In The Golden Legend of Jacobus de Voragine, archbishop of Genoa (printed by Caxton about 1483), it states:

" the evil spirits that be in the region of the air doubt much when they hear the bells ringing; thus the bells are rung when it thunders, or when great tempest and outrages of weather happen; to the end that the fiends and wicked spirits should be abashed and flee, and cease of the moving of tempests."

The Rationale Divinorum Officiorum of Druandus (1459), a popular work dealing with the origin and meaning of ecclesiastical services, states that the church rings the bells on the approach of a storm, so that the devils, hearing the trumpets of the Eternal King, might flee in fear and cease from raising the storm.

Bells were baptized and blessed to consecrate them.
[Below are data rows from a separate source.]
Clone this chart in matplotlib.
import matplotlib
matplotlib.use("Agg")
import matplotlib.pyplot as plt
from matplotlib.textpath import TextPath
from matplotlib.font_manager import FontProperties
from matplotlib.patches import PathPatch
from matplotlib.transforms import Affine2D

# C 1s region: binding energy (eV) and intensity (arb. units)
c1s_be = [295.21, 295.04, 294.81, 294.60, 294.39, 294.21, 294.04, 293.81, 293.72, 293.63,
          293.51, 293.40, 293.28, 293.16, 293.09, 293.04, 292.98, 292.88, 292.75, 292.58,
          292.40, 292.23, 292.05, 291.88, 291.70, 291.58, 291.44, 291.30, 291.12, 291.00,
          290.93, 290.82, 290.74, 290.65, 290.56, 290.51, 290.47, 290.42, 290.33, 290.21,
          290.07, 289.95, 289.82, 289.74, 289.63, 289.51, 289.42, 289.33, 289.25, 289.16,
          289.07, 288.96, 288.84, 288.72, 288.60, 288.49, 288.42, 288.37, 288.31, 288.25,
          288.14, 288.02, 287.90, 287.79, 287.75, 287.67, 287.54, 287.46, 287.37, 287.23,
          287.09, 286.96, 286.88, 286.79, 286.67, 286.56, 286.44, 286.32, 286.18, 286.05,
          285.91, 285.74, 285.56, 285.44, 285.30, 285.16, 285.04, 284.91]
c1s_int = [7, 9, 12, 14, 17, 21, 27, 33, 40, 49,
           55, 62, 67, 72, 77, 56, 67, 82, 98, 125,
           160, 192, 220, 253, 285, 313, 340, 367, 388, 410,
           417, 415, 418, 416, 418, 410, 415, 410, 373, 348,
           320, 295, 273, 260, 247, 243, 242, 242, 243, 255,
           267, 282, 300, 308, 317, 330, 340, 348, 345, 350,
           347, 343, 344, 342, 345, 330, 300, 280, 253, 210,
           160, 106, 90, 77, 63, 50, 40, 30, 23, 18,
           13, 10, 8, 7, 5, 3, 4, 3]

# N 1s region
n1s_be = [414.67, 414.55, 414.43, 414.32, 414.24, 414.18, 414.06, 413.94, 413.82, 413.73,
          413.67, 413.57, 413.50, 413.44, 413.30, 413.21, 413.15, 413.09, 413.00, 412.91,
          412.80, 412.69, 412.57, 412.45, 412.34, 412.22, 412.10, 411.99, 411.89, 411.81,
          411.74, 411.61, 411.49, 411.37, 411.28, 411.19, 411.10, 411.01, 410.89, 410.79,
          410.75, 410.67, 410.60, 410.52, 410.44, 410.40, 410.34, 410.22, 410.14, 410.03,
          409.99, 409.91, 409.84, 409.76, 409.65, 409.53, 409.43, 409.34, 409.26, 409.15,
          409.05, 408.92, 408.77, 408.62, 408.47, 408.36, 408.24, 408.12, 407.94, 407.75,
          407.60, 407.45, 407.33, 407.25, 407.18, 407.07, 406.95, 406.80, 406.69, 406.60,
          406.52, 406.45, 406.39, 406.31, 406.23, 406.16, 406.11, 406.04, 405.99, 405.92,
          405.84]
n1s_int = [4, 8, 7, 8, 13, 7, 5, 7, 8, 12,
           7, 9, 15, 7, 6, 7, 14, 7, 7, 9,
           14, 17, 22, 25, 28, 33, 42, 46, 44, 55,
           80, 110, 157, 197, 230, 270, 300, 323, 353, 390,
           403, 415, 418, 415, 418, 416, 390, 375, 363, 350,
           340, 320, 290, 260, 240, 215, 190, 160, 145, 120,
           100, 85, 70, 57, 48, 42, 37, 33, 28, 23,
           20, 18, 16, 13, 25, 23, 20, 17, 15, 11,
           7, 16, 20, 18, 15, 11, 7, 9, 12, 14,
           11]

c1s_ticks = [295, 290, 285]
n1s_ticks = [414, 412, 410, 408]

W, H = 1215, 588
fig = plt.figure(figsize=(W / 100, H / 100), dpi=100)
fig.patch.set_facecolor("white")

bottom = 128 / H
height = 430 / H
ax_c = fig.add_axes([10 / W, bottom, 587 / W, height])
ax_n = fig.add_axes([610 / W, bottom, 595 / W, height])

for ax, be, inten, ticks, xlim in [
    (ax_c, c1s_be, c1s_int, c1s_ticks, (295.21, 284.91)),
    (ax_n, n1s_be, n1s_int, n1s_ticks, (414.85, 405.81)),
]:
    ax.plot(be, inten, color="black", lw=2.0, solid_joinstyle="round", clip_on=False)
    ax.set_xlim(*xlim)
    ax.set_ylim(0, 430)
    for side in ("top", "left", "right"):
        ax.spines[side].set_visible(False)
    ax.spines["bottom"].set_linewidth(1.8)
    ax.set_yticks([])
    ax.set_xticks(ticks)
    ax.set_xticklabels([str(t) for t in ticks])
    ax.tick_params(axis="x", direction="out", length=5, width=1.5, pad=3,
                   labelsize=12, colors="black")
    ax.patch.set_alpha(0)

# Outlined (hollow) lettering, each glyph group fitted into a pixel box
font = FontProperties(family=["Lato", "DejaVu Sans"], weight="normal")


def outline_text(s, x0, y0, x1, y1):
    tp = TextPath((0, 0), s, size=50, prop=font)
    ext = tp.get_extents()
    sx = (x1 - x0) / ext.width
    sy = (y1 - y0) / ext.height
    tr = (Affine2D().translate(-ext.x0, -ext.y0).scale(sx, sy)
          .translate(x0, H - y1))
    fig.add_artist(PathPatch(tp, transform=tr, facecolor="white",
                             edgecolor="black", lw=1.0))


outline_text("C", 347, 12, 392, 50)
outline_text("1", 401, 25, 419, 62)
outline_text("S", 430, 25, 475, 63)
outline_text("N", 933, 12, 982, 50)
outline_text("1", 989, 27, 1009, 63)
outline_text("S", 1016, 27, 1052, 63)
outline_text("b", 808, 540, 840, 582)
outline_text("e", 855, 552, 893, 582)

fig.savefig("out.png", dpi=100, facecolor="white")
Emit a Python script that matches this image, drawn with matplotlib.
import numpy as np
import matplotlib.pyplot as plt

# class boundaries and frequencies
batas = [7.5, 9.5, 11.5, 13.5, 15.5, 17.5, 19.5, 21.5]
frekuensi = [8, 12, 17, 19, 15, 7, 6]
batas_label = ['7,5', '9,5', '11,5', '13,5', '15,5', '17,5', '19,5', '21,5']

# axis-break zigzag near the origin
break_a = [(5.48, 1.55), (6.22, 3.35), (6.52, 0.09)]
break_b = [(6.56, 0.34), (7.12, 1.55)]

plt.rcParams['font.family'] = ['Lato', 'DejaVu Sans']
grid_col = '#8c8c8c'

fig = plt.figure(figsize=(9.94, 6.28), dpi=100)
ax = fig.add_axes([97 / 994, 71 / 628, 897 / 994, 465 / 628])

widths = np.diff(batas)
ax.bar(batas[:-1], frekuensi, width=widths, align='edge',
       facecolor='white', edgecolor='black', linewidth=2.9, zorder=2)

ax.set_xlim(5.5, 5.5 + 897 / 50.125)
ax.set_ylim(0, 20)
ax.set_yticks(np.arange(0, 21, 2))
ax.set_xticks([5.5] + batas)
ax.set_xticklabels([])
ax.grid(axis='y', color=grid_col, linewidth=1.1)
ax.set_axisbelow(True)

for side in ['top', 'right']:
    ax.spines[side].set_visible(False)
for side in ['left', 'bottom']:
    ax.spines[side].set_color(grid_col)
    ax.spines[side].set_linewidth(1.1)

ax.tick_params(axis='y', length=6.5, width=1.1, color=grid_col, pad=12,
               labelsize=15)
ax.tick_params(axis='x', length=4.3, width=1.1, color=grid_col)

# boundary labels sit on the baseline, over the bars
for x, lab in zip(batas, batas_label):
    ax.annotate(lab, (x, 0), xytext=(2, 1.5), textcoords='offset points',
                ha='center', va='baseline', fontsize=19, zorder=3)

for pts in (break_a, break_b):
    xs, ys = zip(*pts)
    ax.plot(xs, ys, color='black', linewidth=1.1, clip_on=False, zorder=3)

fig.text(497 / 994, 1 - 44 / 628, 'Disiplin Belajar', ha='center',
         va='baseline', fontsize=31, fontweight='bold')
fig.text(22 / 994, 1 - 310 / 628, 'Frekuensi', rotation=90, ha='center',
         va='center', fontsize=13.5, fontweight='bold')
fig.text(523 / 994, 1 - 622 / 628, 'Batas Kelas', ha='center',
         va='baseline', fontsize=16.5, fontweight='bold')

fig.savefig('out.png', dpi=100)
In 1521 it was stated that "suffragans used to baptise bells under pretence of driving away devils and tempests." Many old bells in Britain were inscribed with the sign of the cross and the statement, "By my lively voice I drive away all harm."

As early as ancient Roman times, bronze bells were used to repel demons. The geographer Strabo (64 or 63 B.C.E.-23 C.E.) recorded that Roman herdsmen attached bells to the necks of their flocks to keep away evil spirits and wild beasts. The Roman poet Ovid (43 B.C.E.-17 C.E.) stated that people used to beat bronze vessels during an eclipse and at the death of a friend to scare away demons.